(begin)
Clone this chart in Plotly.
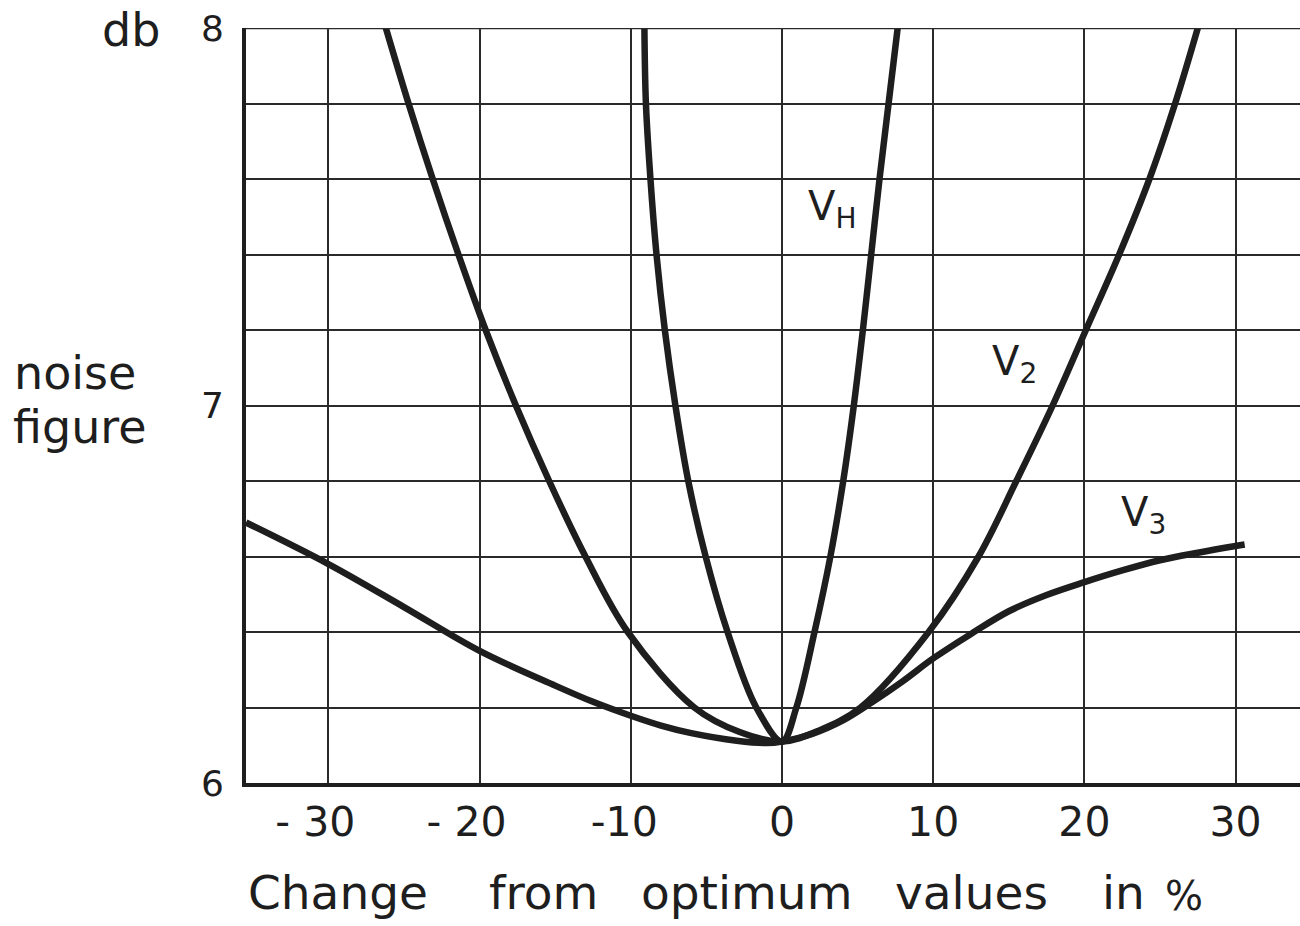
import plotly.graph_objects as go

# Noise figure (dB) versus change from optimum operating values (%)
vh_x = [-9.1, -9.0, -8.7, -8.3, -7.75, -7.05, -6.2, -5.05, -3.6, -1.7, 0.0,
        0.95, 2.15, 3.2, 4.05, 4.75, 5.35, 5.9, 6.45, 7.05, 7.65]
vh_y = [8.0, 7.8, 7.6, 7.4, 7.2, 7.0, 6.8, 6.6, 6.4, 6.2, 6.11,
        6.2, 6.4, 6.6, 6.8, 7.0, 7.2, 7.4, 7.6, 7.8, 8.0]

v2_x = [-26.2, -24.7, -23.1, -21.4, -19.6, -17.6, -15.4, -13.0, -10.2, -5.8, -2.8, 0.0,
        2.5, 5.2, 9.7, 13.0, 15.5, 17.9, 20.1, 22.3, 24.3, 26.0, 27.5]
v2_y = [8.0, 7.8, 7.6, 7.4, 7.2, 7.0, 6.8, 6.6, 6.4, 6.2, 6.135, 6.11,
        6.14, 6.2, 6.4, 6.6, 6.8, 7.0, 7.2, 7.4, 7.6, 7.8, 8.0]

v3_x = [-35.45, -30, -25, -20, -15, -12.5, -10, -8, -6, -3, -1, 0, 2, 4, 6, 8, 10,
        12.5, 15, 17.5, 20, 22.5, 25, 27.5, 30, 30.6]
v3_y = [6.69, 6.58, 6.466, 6.35, 6.258, 6.215, 6.178, 6.152, 6.132, 6.112, 6.106, 6.11,
        6.13, 6.165, 6.215, 6.27, 6.33, 6.395, 6.455, 6.498, 6.532, 6.563,
        6.59, 6.61, 6.628, 6.632]

x_ticks = [-30, -20, -10, 0, 10, 20, 30]
# trailing no-break spaces keep the digits centred on the grid line
x_tick_text = ["- 30\u00a0\u00a0", "- 20\u00a0\u00a0", "-10\u00a0", "0", "10", "20", "30"]
y_ticks = [6, 7, 8]
y_tick_text = ["6", "7", "8"]

curve_labels = [
    ("V<sub>H</sub>", 3.3, 7.52),
    ("V<sub>2</sub>", 15.4, 7.11),
    ("V<sub>3</sub>", 23.9, 6.71),
]

# Words of the x-axis caption with their left edges (paper fraction)
caption_words = [("Change", 0.0), ("from", 0.229), ("optimum", 0.373),
                 ("values", 0.614), ("in", 0.810), ("%", 0.870)]

INK = "#1e1e1e"
GRID = "#2a2a2a"
FONT = "DejaVu Sans"

fig = go.Figure()
for xs, ys in [(vh_x, vh_y), (v2_x, v2_y), (v3_x, v3_y)]:
    fig.add_trace(go.Scatter(
        x=xs, y=ys, mode="lines",
        line=dict(color=INK, width=6.5, shape="spline", smoothing=1.0),
        showlegend=False, hoverinfo="skip",
    ))

for text, x, y in curve_labels:
    fig.add_annotation(x=x, y=y, text=text, showarrow=False,
                       font=dict(family=FONT, size=40, color=INK))

# Axis captions
fig.add_annotation(xref="paper", yref="paper", x=-0.109, y=1.0, yshift=-2,
                   text="db", showarrow=False, xanchor="center", yanchor="middle",
                   font=dict(family=FONT, size=46, color=INK))
fig.add_annotation(xref="paper", yref="paper", x=-0.222, y=0.5, yshift=33,
                   text="noise", showarrow=False, xanchor="left", yanchor="middle",
                   font=dict(family=FONT, size=46, color=INK))
fig.add_annotation(xref="paper", yref="paper", x=-0.223, y=0.5, yshift=-21,
                   text="figure", showarrow=False, xanchor="left", yanchor="middle",
                   font=dict(family=FONT, size=46, color=INK))
for word, xpos in caption_words:
    is_pct = word == "%"
    fig.add_annotation(xref="paper", yref="paper", x=xpos, y=0,
                       yshift=-88 if is_pct else -80,
                       text=word, showarrow=False, xanchor="left", yanchor="top",
                       font=dict(family=FONT, size=40 if is_pct else 47, color=INK))

# Top frame line of the grid
fig.add_shape(type="line", xref="paper", yref="y", x0=0, x1=1, y0=8, y1=8,
              line=dict(color=GRID, width=2.5))

fig.update_layout(
    width=1300, height=926,
    margin=dict(l=246, r=0, t=28, b=143),
    paper_bgcolor="white", plot_bgcolor="white",
    xaxis=dict(
        range=[-35.45, 34.26], tickmode="array", tickvals=x_ticks, ticktext=x_tick_text,
        showgrid=True, gridcolor=GRID, gridwidth=2, zeroline=False,
        showline=True, linecolor=INK, linewidth=4, ticks="",
        ticklabelstandoff=0,
        tickfont=dict(family=FONT, size=41, color=INK),
    ),
    yaxis=dict(
        range=[6.0, 8.0], tickmode="array", tickvals=y_ticks, ticktext=y_tick_text,
        showgrid=True, gridcolor=GRID, gridwidth=2, zeroline=False,
        showline=True, linecolor=INK, linewidth=4, ticks="",
        ticklabelstandoff=11,
        tickfont=dict(family=FONT, size=36, color=INK),
        minor=dict(tick0=6, dtick=0.2, showgrid=True, gridcolor=GRID, gridwidth=2),
    ),
)

fig.write_html("out.html")
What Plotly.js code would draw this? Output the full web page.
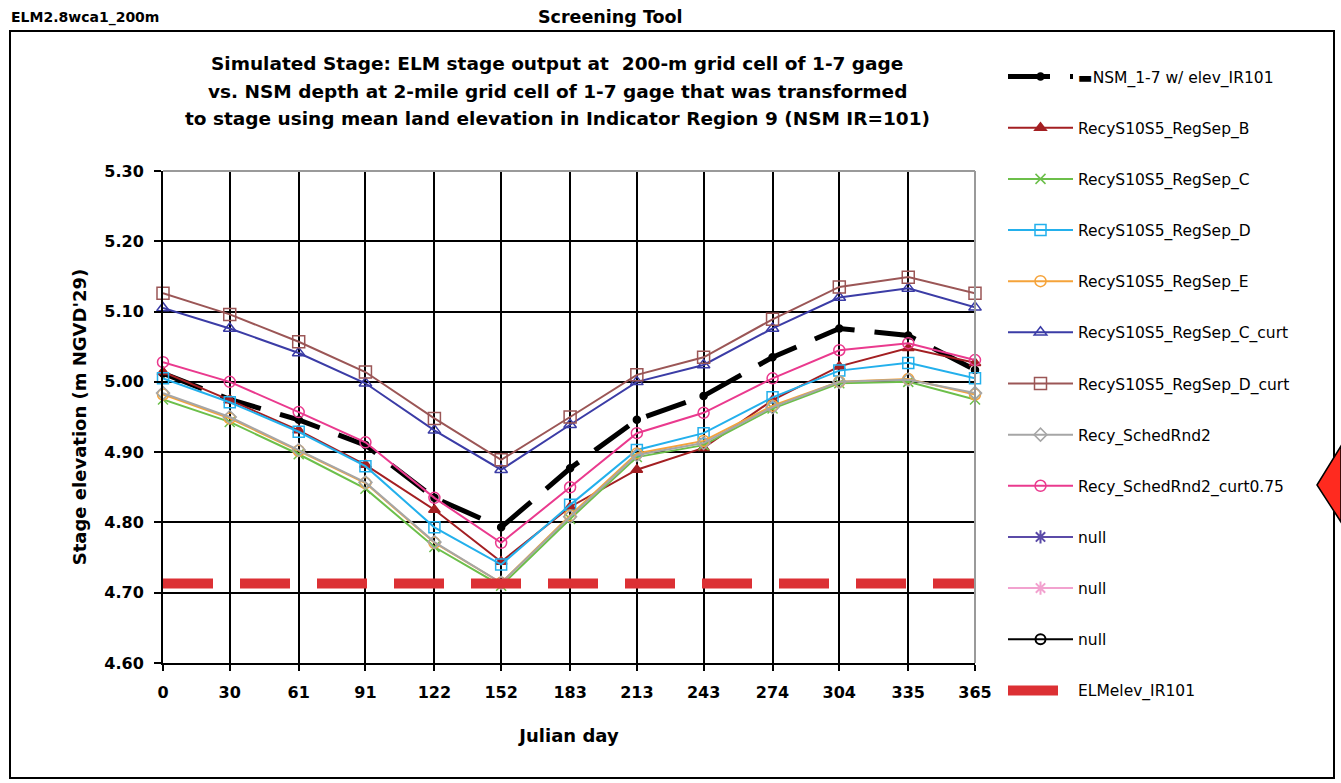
<!DOCTYPE html>
<html>
<head>
<meta charset="utf-8">
<script src="https://cdn.plot.ly/plotly-3.0.1.min.js"></script>
<style>html,body{margin:0;padding:0;background:#fff;}#chart{width:1341px;height:783px;}</style>
</head>
<body>
<div id="chart"></div>
<script>
// ---- data ----
const julianDays = [0, 30, 61, 91, 122, 152, 183, 213, 243, 274, 304, 335, 365];
const tickLabels = ["0", "30", "61", "91", "122", "152", "183", "213", "243", "274", "304", "335", "365"];
const yTickVals = [4.6, 4.7, 4.8, 4.9, 5.0, 5.1, 5.2, 5.3];

const nsmStage      = [5.012, 4.975, 4.946, 4.910, 4.835, 4.793, 4.877, 4.946, 4.980, 5.035, 5.076, 5.066, 5.017];
const regSepB       = [5.014, 4.974, 4.931, 4.882, 4.818, 4.744, 4.822, 4.875, 4.906, 4.974, 5.022, 5.048, 5.027];
const regSepC       = [4.975, 4.943, 4.897, 4.848, 4.765, 4.710, 4.805, 4.893, 4.910, 4.962, 4.998, 5.000, 4.975];
const regSepD       = [5.005, 4.971, 4.929, 4.880, 4.793, 4.740, 4.825, 4.903, 4.927, 4.978, 5.016, 5.027, 5.005];
const regSepE       = [4.982, 4.948, 4.902, 4.856, 4.771, 4.714, 4.810, 4.898, 4.916, 4.966, 5.000, 5.004, 4.982];
const regSepCcurt   = [5.105, 5.076, 5.041, 4.998, 4.931, 4.875, 4.939, 5.000, 5.024, 5.076, 5.120, 5.133, 5.106];
const regSepDcurt   = [5.126, 5.096, 5.057, 5.014, 4.948, 4.889, 4.950, 5.010, 5.035, 5.089, 5.135, 5.149, 5.126];
const schedRnd2     = [4.984, 4.950, 4.903, 4.857, 4.772, 4.714, 4.808, 4.896, 4.913, 4.964, 5.000, 5.003, 4.984];
const schedRnd2Curt = [5.028, 5.000, 4.957, 4.914, 4.835, 4.771, 4.850, 4.927, 4.956, 5.005, 5.045, 5.055, 5.031];
const elmElevX = [0, 365];
const elmElevY = [4.713, 4.713];

const seriesNames = [
  "\u25AC" + "NSM_1-7 w/ elev_IR101",
  "RecyS10S5_RegSep_B",
  "RecyS10S5_RegSep_C",
  "RecyS10S5_RegSep_D",
  "RecyS10S5_RegSep_E",
  "RecyS10S5_RegSep_C_curt",
  "RecyS10S5_RegSep_D_curt",
  "Recy_SchedRnd2",
  "Recy_SchedRnd2_curt0.75",
  "null", "null", "null",
  "ELMelev_IR101"
];

function line(i, y, color, symbol, msize, extra) {
  return Object.assign({
    type: "scatter", mode: "lines+markers", name: seriesNames[i],
    x: julianDays, y: y, cliponaxis: false,
    line: {color: color, width: 2},
    marker: {symbol: symbol, size: msize, color: color, line: {color: color, width: 1.5}},
    legendgroup: "g" + i
  }, extra || {});
}
function emptySeries(i, color, symbol, msize) {
  return {type: "scatter", mode: "lines+markers", name: seriesNames[i], x: [null], y: [null],
    line: {color: color, width: 2},
    marker: {symbol: symbol, size: msize, color: color, line: {color: color, width: 2}},
    legendgroup: "g" + i};
}

const traces = [
  line(0, nsmStage, "#000000", "circle", 7, {line: {color: "#000000", width: 5, dash: "42px,20px"}}),
  line(1, regSepB, "#A31F22", "triangle-up", 10),
  line(2, regSepC, "#6CBF4A", "x-thin-open", 10),
  line(3, regSepD, "#23B0EC", "square-open", 11),
  line(4, regSepE, "#F5A33A", "circle-open", 11),
  line(5, regSepCcurt, "#3B3CA6", "triangle-up-open", 11),
  line(6, regSepDcurt, "#9B5656", "square-open", 12),
  line(7, schedRnd2, "#A6A6A6", "diamond-open", 10),
  line(8, schedRnd2Curt, "#EA3A8E", "circle-open", 11),
  emptySeries(9, "#5B4BA8", "asterisk-open", 11),
  emptySeries(10, "#F2A2CF", "asterisk-open", 11),
  emptySeries(11, "#000000", "circle-open", 10),
  {type: "scatter", mode: "lines", name: seriesNames[12], x: elmElevX, y: elmElevY, cliponaxis: false,
   line: {color: "#DC3034", width: 10, dash: "50px,27px"}, legendgroup: "g12"}
];

// plot area in px: x 163..975, y 171..663
const L = 163, R = 975, T = 171, B = 663;
const px = v => (v - L) / (R - L);
const py = v => (B - v) / (B - T);
const FONT = "DejaVu Sans, Arial, sans-serif";

const layout = {
  width: 1341, height: 783,
  margin: {l: L, r: 1341 - R, t: T, b: 783 - B},
  paper_bgcolor: "#ffffff", plot_bgcolor: "#ffffff",
  font: {family: FONT, color: "#000"},
  showlegend: true,
  legend: {
    x: px(1003), y: py(60), xanchor: "left", yanchor: "top",
    font: {family: FONT, size: 15.5, color: "#000"},
    tracegroupgap: 28, itemwidth: 65, bgcolor: "rgba(0,0,0,0)", maxheight: 760
  },
  xaxis: {
    range: [0, 365], tickmode: "array", tickvals: julianDays, ticktext: tickLabels,
    showgrid: true, gridcolor: "#000", gridwidth: 2,
    showline: true, linecolor: "#000", linewidth: 2, zeroline: false,
    ticks: "outside", ticklen: 6, tickwidth: 2, tickcolor: "#000",
    ticklabelstandoff: 8,
    tickfont: {family: FONT, size: 16, weight: "bold"},
    title: {text: "<b>Julian day</b>", font: {family: FONT, size: 18}, standoff: 28}
  },
  yaxis: {
    range: [4.6, 5.3], tickmode: "array", tickvals: yTickVals,
    tickformat: ".2f",
    showgrid: true, gridcolor: "#000", gridwidth: 2,
    showline: true, linecolor: "#000", linewidth: 2, zeroline: false,
    ticks: "outside", ticklen: 7, tickwidth: 2, tickcolor: "#000",
    ticklabelstandoff: 7,
    tickfont: {family: FONT, size: 16, weight: "bold"},
    title: {text: "<b>Stage elevation (m NGVD'29)</b>", font: {family: FONT, size: 18}, standoff: 13}
  },
  shapes: [
    {type: "rect", xref: "paper", yref: "paper", x0: px(10), x1: px(1334), y0: py(778), y1: py(31), line: {color: "#000", width: 2}, fillcolor: "rgba(0,0,0,0)", layer: "below"},
    {type: "line", xref: "paper", yref: "paper", x0: 0, x1: 1, y0: 1, y1: 1, line: {color: "#9a9a9a", width: 2}},
    {type: "line", xref: "paper", yref: "paper", x0: 1, x1: 1, y0: 0, y1: 1, line: {color: "#9a9a9a", width: 2}},
    {type: "path", xref: "paper", yref: "paper",
     path: "M" + px(1317) + "," + py(485) + " L" + px(1341) + "," + py(446) + " L" + px(1341) + "," + py(522) + " Z",
     fillcolor: "#FF2A1F", line: {color: "#000", width: 1.5}}
  ],
  annotations: [
    {xref: "paper", yref: "paper", x: px(9), y: py(17), xanchor: "left", yanchor: "middle", showarrow: false,
     text: "<b>ELM2.8wca1_200m</b>", font: {size: 14}},
    {xref: "paper", yref: "paper", x: px(610), y: py(17), xanchor: "center", yanchor: "middle", showarrow: false,
     text: "<b>Screening Tool</b>", font: {size: 17.5}},
    {xref: "paper", yref: "paper", x: px(557), y: py(64), xanchor: "center", yanchor: "middle", showarrow: false,
     text: "<b>Simulated Stage: ELM stage output at  200-m grid cell of 1-7 gage</b>", font: {size: 18.5}},
    {xref: "paper", yref: "paper", x: px(557), y: py(91), xanchor: "center", yanchor: "middle", showarrow: false,
     text: "<b>vs. NSM depth at 2-mile grid cell of 1-7 gage that was transformed</b>", font: {size: 18.5}},
    {xref: "paper", yref: "paper", x: px(557), y: py(118), xanchor: "center", yanchor: "middle", showarrow: false,
     text: "<b>to stage using mean land elevation in Indicator Region 9 (NSM IR=101)</b>", font: {size: 18.5}}
  ]
};

Plotly.newPlot("chart", traces, layout, {displayModeBar: false, staticPlot: true});
</script>
</body>
</html>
(end)
▶ SHORT PROBLEM
How many lines of these entries contain the string "chart"? Reply with the number alone.

▶ TASK OUTPUT
4